How did you do that?

Doing and teaching

Watching yourself think takes effort and attention.

Our tutoring consultant, as we’ve mentioned, mostly works with High School students on their classes and standardized college admissions tests.  Over the years, he’s developed ways of explaining subjects and guiding students, including showing how to approach some types of problems that appear often.

Sometimes more advanced students appear.  A few in their first year of college have come for help, especially those in large classes where access to teachers is limited (and teaching assistants may be less skilled in teaching).  Recently, a college student has come in for help on the Graduate Record Examination (GRE), used for admission to graduate programs the same way the SAT is used for undergraduate admission.

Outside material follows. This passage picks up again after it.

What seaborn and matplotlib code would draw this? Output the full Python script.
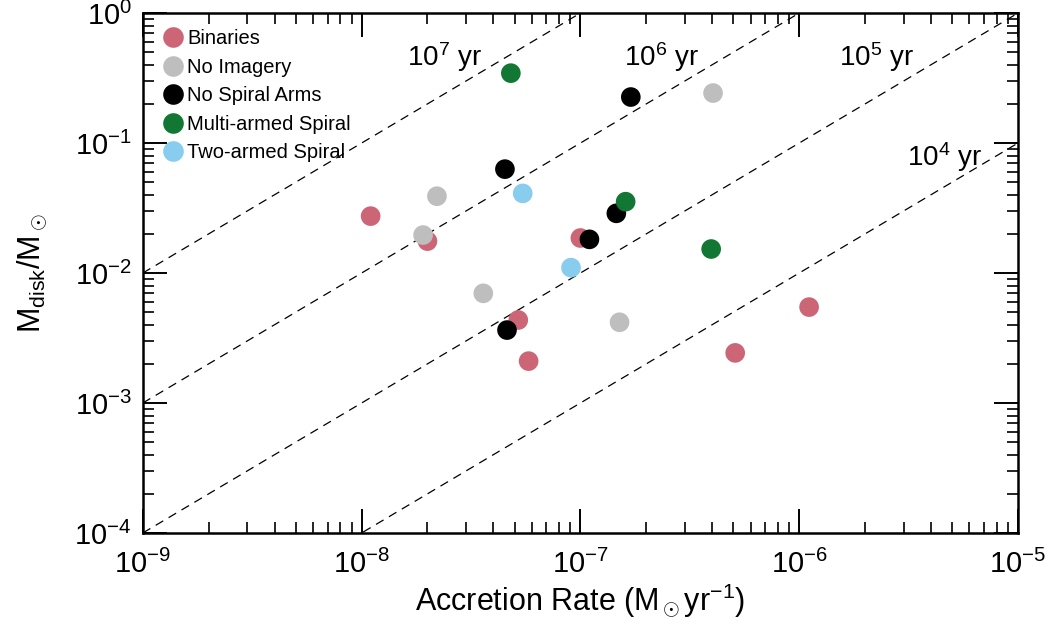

The GRE doesn’t actually require a higher level of mathematics than the SAT.  It does, however, have problems that require the use of mathematics in a freer and more creative way.  The approaches developed for the SAT aren’t useful for these.  Now, with a bit of thought our consultant could certainly solve these problems.  However, his task was not to solve them, but to explain how to solve them.  So he would attack the problem and work through it, then try to show why and how he took the steps he took; or watch his own thinking and comment on it along the way.

Our consultant learned how to do this kind of problem mostly by doing a lot of them over the years.  Some approaches worked, some things didn’t.  Over time the details of each problem disappeared and the approaches became less the subject of conscious thought and more a sort of near-reflex.  Unearthing them so he can explain them, or even watch them at work, is not easy.

Most scientists and mathematicians learn their problem-solving the way our tutor did.  So one might ask, why not let all students do the same?  Why mess with what works?  Well, there are several answers to that.  One we favor rests on a quote we remember from a paper on quantum mechanics years ago, by Roland Omnès: “But science does not depend on quotation, however elevated the source.  It depends on elucidation, so that the feats of genius may be made ordinary learning for beginners.”  In other words, what may cost a scientist a long and difficult effort to discover must be explicable with far less effort.  If we all must rediscover things the hard way, we make no progress.

(Quick-witted readers will note the irony of using a quote that advises us not to use quotes.  But we think that here the use of a citation is proper: it encapsulates a truth in a well-written expression.)

Of course, scientific problem-solving cannot be reduced to a limited, teachable set of techniques and approaches.  If it could be, all would have been finished long ago.  Our students will have to learn their own lessons from the problems they’ll find, new ones we never encountered.  Then it will be their turn to explain.